## THE TASK
Retype the records below word for word and omit any image.

## EXERCISE MATERIALS
▬▬▬▬▬▬

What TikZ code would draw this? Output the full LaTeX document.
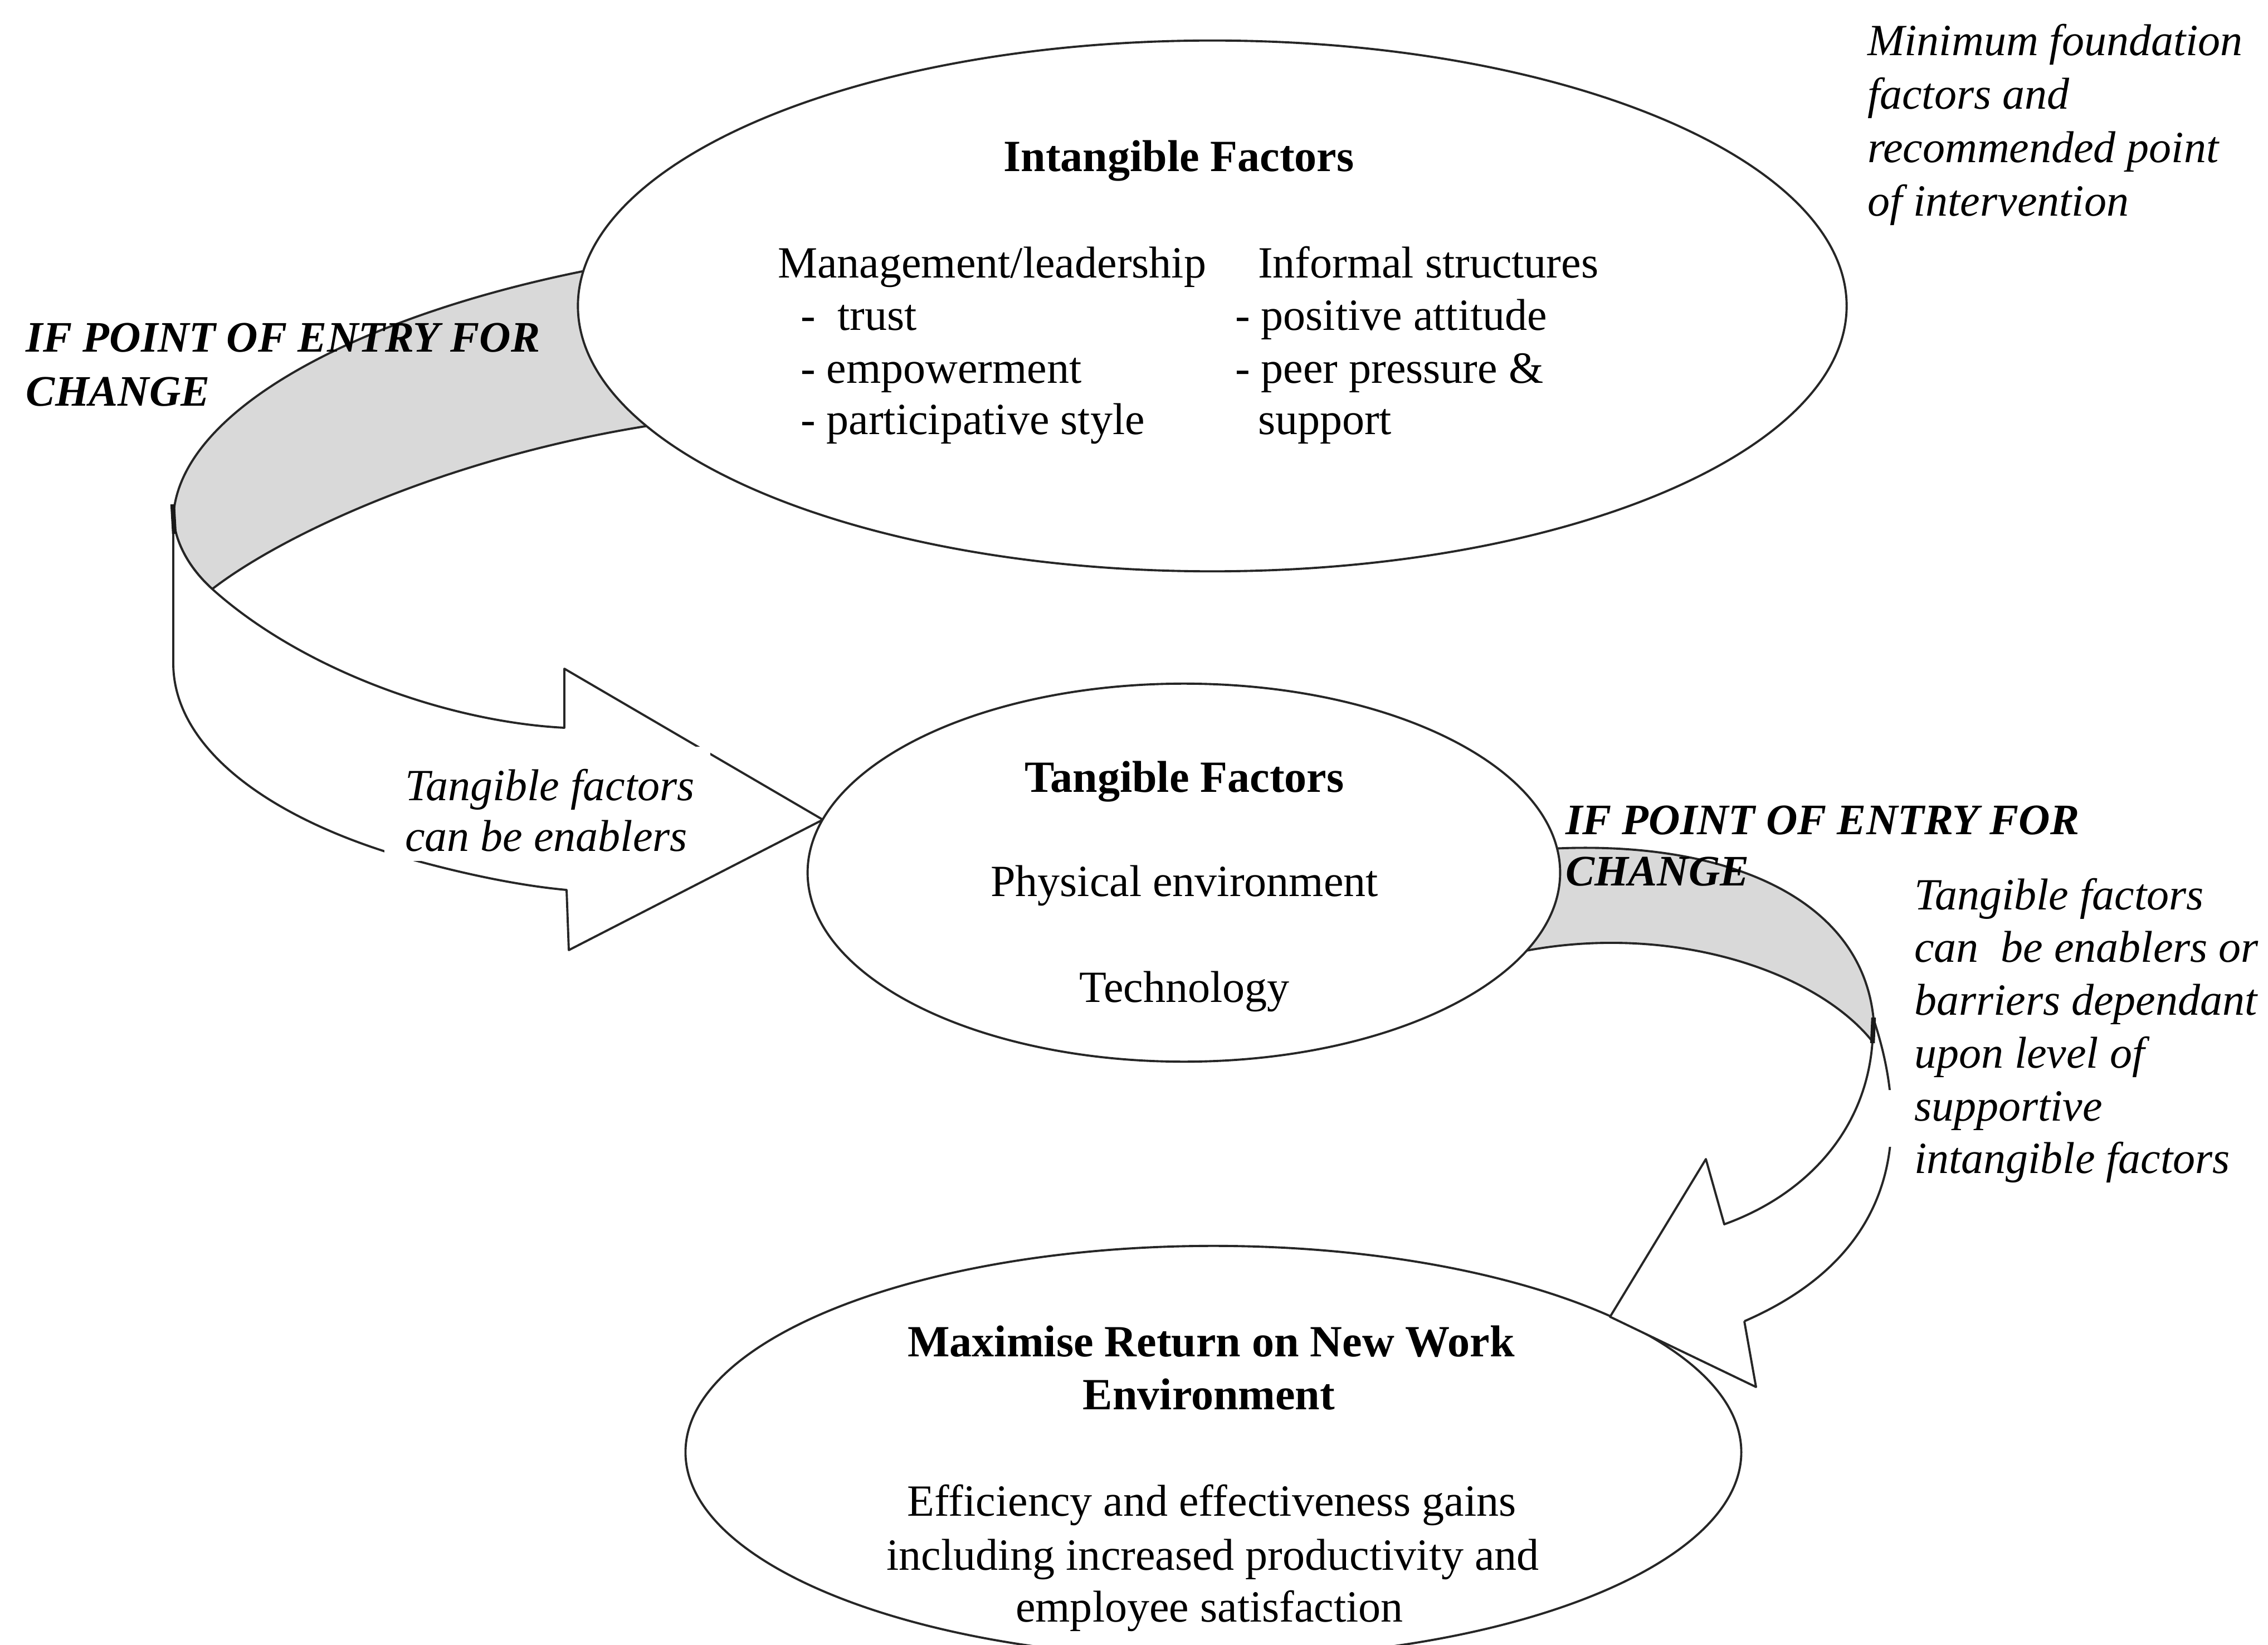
\documentclass[tikz,border=0pt]{standalone}
\usepackage{fontspec}
\setmainfont{Liberation Serif}
\usetikzlibrary{shapes.geometric}
\begin{document}
\begin{tikzpicture}[x=0.01cm, y=-0.01cm,
  every node/.style={inner sep=0pt, outer sep=0pt},
  txt/.style={font=\fontsize{22.76}{27}\selectfont},
  btxt/.style={font=\fontsize{22.76}{27}\selectfont\bfseries},
  itxt/.style={font=\fontsize{22.76}{27}\selectfont\itshape},
  bitxt/.style={font=\fontsize{22.2}{27}\selectfont\bfseries\itshape},
  edge/.style={draw=black!85, line width=1.1pt, line join=round},
  oval/.style={ellipse, edge, fill=white},
  backface/.style={edge, fill=black!15},
  frontface/.style={edge, fill=white},
  fold/.style={draw=black!90, line width=2.4pt},
]
% page
\fill[white] (0,0) rectangle (4071,2952);
\path[use as bounding box] (0,0) rectangle (4071,2952);

% outcome ellipse (drawn first so the right arrow sits on it)
\node[oval, minimum width=18.94cm, minimum height=7.4cm] (goal) at (2178,2606) {};

% ---- left ribbon arrow: intangible -> tangible ----
\filldraw[backface] (1150,468) .. controls (700,540) and (320,720) .. (311,929)
  .. controls (315,975) and (340,1020) .. (381,1057)
  .. controls (520,950) and (850,800) .. (1250,752) -- cycle;
\filldraw[frontface] (311,929) -- (311,1190)
  .. controls (311,1350) and (500,1480) .. (760,1548)
  .. controls (850,1572) and (940,1590) .. (1017,1597)
  -- (1021,1705) -- (1477,1471) -- (1013,1200) -- (1013,1306)
  .. controls (800,1295) and (540,1200) .. (381,1057)
  .. controls (340,1020) and (315,975) .. (311,929) -- cycle;
\draw[fold] (310,905) -- (313,958);

% ---- right ribbon arrow: tangible -> outcome ----
\filldraw[backface] (2700,1530) .. controls (3050,1490) and (3340,1590) .. (3363,1829)
  -- (3361,1869)
  .. controls (3250,1730) and (2950,1640) .. (2660,1725) -- cycle;
\fill[white] (3363,1829) .. controls (3430,2030) and (3410,2250) .. (3131,2371)
  -- (3152,2489) -- (2890,2363) -- (3062,2080) -- (3095,2197)
  .. controls (3240,2145) and (3350,2030) .. (3361,1869) -- cycle;
\begin{scope}
  \clip (3000,1750) rectangle (3500,1956) (3000,2058) rectangle (3500,2450);
  \draw[edge] (3363,1829) .. controls (3430,2030) and (3410,2250) .. (3131,2371);
\end{scope}
\draw[edge] (3131,2371) -- (3152,2489) -- (2890,2363) -- (3062,2080) -- (3095,2197)
  .. controls (3240,2145) and (3350,2030) .. (3361,1869);
\draw[fold] (3363,1826) -- (3361,1872);

% ---- factor ellipses ----
\node[oval, minimum width=22.76cm, minimum height=9.52cm] (intang) at (2176,549) {};
\node[oval, minimum width=13.5cm, minimum height=6.78cm] (tang) at (2125,1566) {};

% knock-out box behind the left arrow label
\node[fill=white, minimum width=5.85cm, minimum height=2.05cm, anchor=north west] (lbox) at (690,1340) {};

% ---- texts: intangible factors ----
\node[btxt, anchor=base] (intT) at (2116,308) {Intangible Factors};
\node[txt, anchor=base west] (m1) at (1396,499) {Management/leadership};
\node[txt, anchor=base west] (m2) at (1437,593) {-\ \ trust};
\node[txt, anchor=base west] (m3) at (1437,688) {- empowerment};
\node[txt, anchor=base west] (m4) at (1437,780) {- participative style};
\node[txt, anchor=base west] (i1) at (2258,499) {Informal structures};
\node[txt, anchor=base west] (i2) at (2217,593) {- positive attitude};
\node[txt, anchor=base west] (i3) at (2217,688) {- peer pressure \&};
\node[txt, anchor=base west] (i4) at (2258,780) {support};

% ---- texts: tangible factors ----
\node[btxt, anchor=base] (tanT) at (2126,1421) {Tangible Factors};
\node[txt, anchor=base] (t1) at (2126,1608) {Physical environment};
\node[txt, anchor=base] (t2) at (2126,1798) {Technology};

% ---- texts: outcome ----
\node[btxt, anchor=base] (g1) at (2174,2434) {Maximise Return on New Work};
\node[btxt, anchor=base] (g2) at (2170,2529) {Environment};
\node[txt, anchor=base] (g3) at (2175,2720) {Efficiency and effectiveness gains};
\node[txt, anchor=base] (g4) at (2177,2817) {including increased productivity and};
\node[txt, anchor=base] (g5) at (2171,2910) {employee satisfaction};

% ---- entry-point labels ----
\node[bitxt, anchor=base west] (e1) at (47,632) {IF POINT OF ENTRY FOR};
\node[bitxt, anchor=base west] (e2) at (47,729) {CHANGE};
\node[bitxt, anchor=base west] (e3) at (2810,1497) {IF POINT OF ENTRY FOR};
\node[bitxt, anchor=base west] (e4) at (2810,1589) {CHANGE};

% ---- arrow annotations ----
\node[itxt, anchor=base west] (l1) at (727,1436) {Tangible factors};
\node[itxt, anchor=base west] (l2) at (727,1527) {can be enablers};

\node[itxt, anchor=base west] (r1) at (3436,1632) {Tangible factors};
\node[itxt, anchor=base west] (r2) at (3436,1726) {can\ \ be enablers or};
\node[itxt, anchor=base west] (r3) at (3436,1821) {barriers dependant};
\node[itxt, anchor=base west] (r4) at (3436,1916) {upon level of};
\node[itxt, anchor=base west] (r5) at (3436,2011) {supportive};
\node[itxt, anchor=base west] (r6) at (3436,2105) {intangible factors};

\node[itxt, anchor=base west] (n1) at (3352,100) {Minimum foundation};
\node[itxt, anchor=base west] (n2) at (3352,196) {factors and};
\node[itxt, anchor=base west] (n3) at (3352,292) {recommended point};
\node[itxt, anchor=base west] (n4) at (3352,388) {of intervention};
\end{tikzpicture}
\end{document}
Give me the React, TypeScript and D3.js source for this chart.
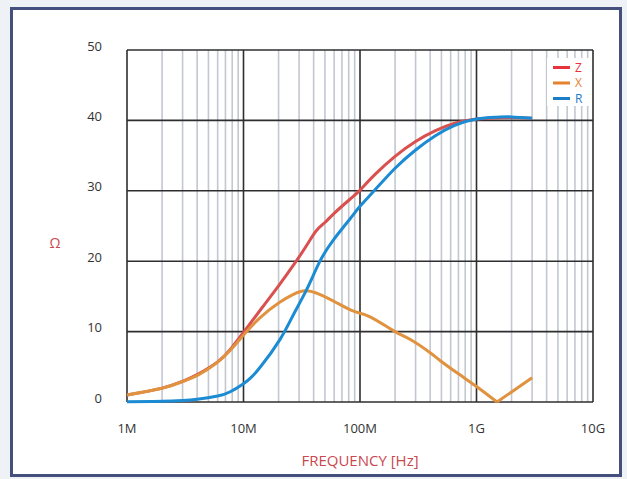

▬▬▬▬▬▬

## TASK OUTPUT
What TikZ code would draw this? Output the full LaTeX document.
\documentclass[tikz,border=0pt]{standalone}
\usepackage{fontspec}
\setmainfont{Liberation Serif}
\usetikzlibrary{shapes.geometric}
\begin{document}
\begin{tikzpicture}[x=0.01cm, y=-0.01cm,
  every node/.style={inner sep=0pt, outer sep=0pt},
  txt/.style={font=\fontsize{22.76}{27}\selectfont},
  btxt/.style={font=\fontsize{22.76}{27}\selectfont\bfseries},
  itxt/.style={font=\fontsize{22.76}{27}\selectfont\itshape},
  bitxt/.style={font=\fontsize{22.2}{27}\selectfont\bfseries\itshape},
  edge/.style={draw=black!85, line width=1.1pt, line join=round},
  oval/.style={ellipse, edge, fill=white},
  backface/.style={edge, fill=black!15},
  frontface/.style={edge, fill=white},
  fold/.style={draw=black!90, line width=2.4pt},
]
% page
\fill[white] (0,0) rectangle (4071,2952);
\path[use as bounding box] (0,0) rectangle (4071,2952);

% outcome ellipse (drawn first so the right arrow sits on it)
\node[oval, minimum width=18.94cm, minimum height=7.4cm] (goal) at (2178,2606) {};

% ---- left ribbon arrow: intangible -> tangible ----
\filldraw[backface] (1150,468) .. controls (700,540) and (320,720) .. (311,929)
  .. controls (315,975) and (340,1020) .. (381,1057)
  .. controls (520,950) and (850,800) .. (1250,752) -- cycle;
\filldraw[frontface] (311,929) -- (311,1190)
  .. controls (311,1350) and (500,1480) .. (760,1548)
  .. controls (850,1572) and (940,1590) .. (1017,1597)
  -- (1021,1705) -- (1477,1471) -- (1013,1200) -- (1013,1306)
  .. controls (800,1295) and (540,1200) .. (381,1057)
  .. controls (340,1020) and (315,975) .. (311,929) -- cycle;
\draw[fold] (310,905) -- (313,958);

% ---- right ribbon arrow: tangible -> outcome ----
\filldraw[backface] (2700,1530) .. controls (3050,1490) and (3340,1590) .. (3363,1829)
  -- (3361,1869)
  .. controls (3250,1730) and (2950,1640) .. (2660,1725) -- cycle;
\fill[white] (3363,1829) .. controls (3430,2030) and (3410,2250) .. (3131,2371)
  -- (3152,2489) -- (2890,2363) -- (3062,2080) -- (3095,2197)
  .. controls (3240,2145) and (3350,2030) .. (3361,1869) -- cycle;
\begin{scope}
  \clip (3000,1750) rectangle (3500,1956) (3000,2058) rectangle (3500,2450);
  \draw[edge] (3363,1829) .. controls (3430,2030) and (3410,2250) .. (3131,2371);
\end{scope}
\draw[edge] (3131,2371) -- (3152,2489) -- (2890,2363) -- (3062,2080) -- (3095,2197)
  .. controls (3240,2145) and (3350,2030) .. (3361,1869);
\draw[fold] (3363,1826) -- (3361,1872);

% ---- factor ellipses ----
\node[oval, minimum width=22.76cm, minimum height=9.52cm] (intang) at (2176,549) {};
\node[oval, minimum width=13.5cm, minimum height=6.78cm] (tang) at (2125,1566) {};

% knock-out box behind the left arrow label
\node[fill=white, minimum width=5.85cm, minimum height=2.05cm, anchor=north west] (lbox) at (690,1340) {};

% ---- texts: intangible factors ----
\node[btxt, anchor=base] (intT) at (2116,308) {Intangible Factors};
\node[txt, anchor=base west] (m1) at (1396,499) {Management/leadership};
\node[txt, anchor=base west] (m2) at (1437,593) {-\ \ trust};
\node[txt, anchor=base west] (m3) at (1437,688) {- empowerment};
\node[txt, anchor=base west] (m4) at (1437,780) {- participative style};
\node[txt, anchor=base west] (i1) at (2258,499) {Informal structures};
\node[txt, anchor=base west] (i2) at (2217,593) {- positive attitude};
\node[txt, anchor=base west] (i3) at (2217,688) {- peer pressure \&};
\node[txt, anchor=base west] (i4) at (2258,780) {support};

% ---- texts: tangible factors ----
\node[btxt, anchor=base] (tanT) at (2126,1421) {Tangible Factors};
\node[txt, anchor=base] (t1) at (2126,1608) {Physical environment};
\node[txt, anchor=base] (t2) at (2126,1798) {Technology};

% ---- texts: outcome ----
\node[btxt, anchor=base] (g1) at (2174,2434) {Maximise Return on New Work};
\node[btxt, anchor=base] (g2) at (2170,2529) {Environment};
\node[txt, anchor=base] (g3) at (2175,2720) {Efficiency and effectiveness gains};
\node[txt, anchor=base] (g4) at (2177,2817) {including increased productivity and};
\node[txt, anchor=base] (g5) at (2171,2910) {employee satisfaction};

% ---- entry-point labels ----
\node[bitxt, anchor=base west] (e1) at (47,632) {IF POINT OF ENTRY FOR};
\node[bitxt, anchor=base west] (e2) at (47,729) {CHANGE};
\node[bitxt, anchor=base west] (e3) at (2810,1497) {IF POINT OF ENTRY FOR};
\node[bitxt, anchor=base west] (e4) at (2810,1589) {CHANGE};

% ---- arrow annotations ----
\node[itxt, anchor=base west] (l1) at (727,1436) {Tangible factors};
\node[itxt, anchor=base west] (l2) at (727,1527) {can be enablers};

\node[itxt, anchor=base west] (r1) at (3436,1632) {Tangible factors};
\node[itxt, anchor=base west] (r2) at (3436,1726) {can\ \ be enablers or};
\node[itxt, anchor=base west] (r3) at (3436,1821) {barriers dependant};
\node[itxt, anchor=base west] (r4) at (3436,1916) {upon level of};
\node[itxt, anchor=base west] (r5) at (3436,2011) {supportive};
\node[itxt, anchor=base west] (r6) at (3436,2105) {intangible factors};

\node[itxt, anchor=base west] (n1) at (3352,100) {Minimum foundation};
\node[itxt, anchor=base west] (n2) at (3352,196) {factors and};
\node[itxt, anchor=base west] (n3) at (3352,292) {recommended point};
\node[itxt, anchor=base west] (n4) at (3352,388) {of intervention};
\end{tikzpicture}
\end{document}
Give me the React, TypeScript and D3.js source for this chart.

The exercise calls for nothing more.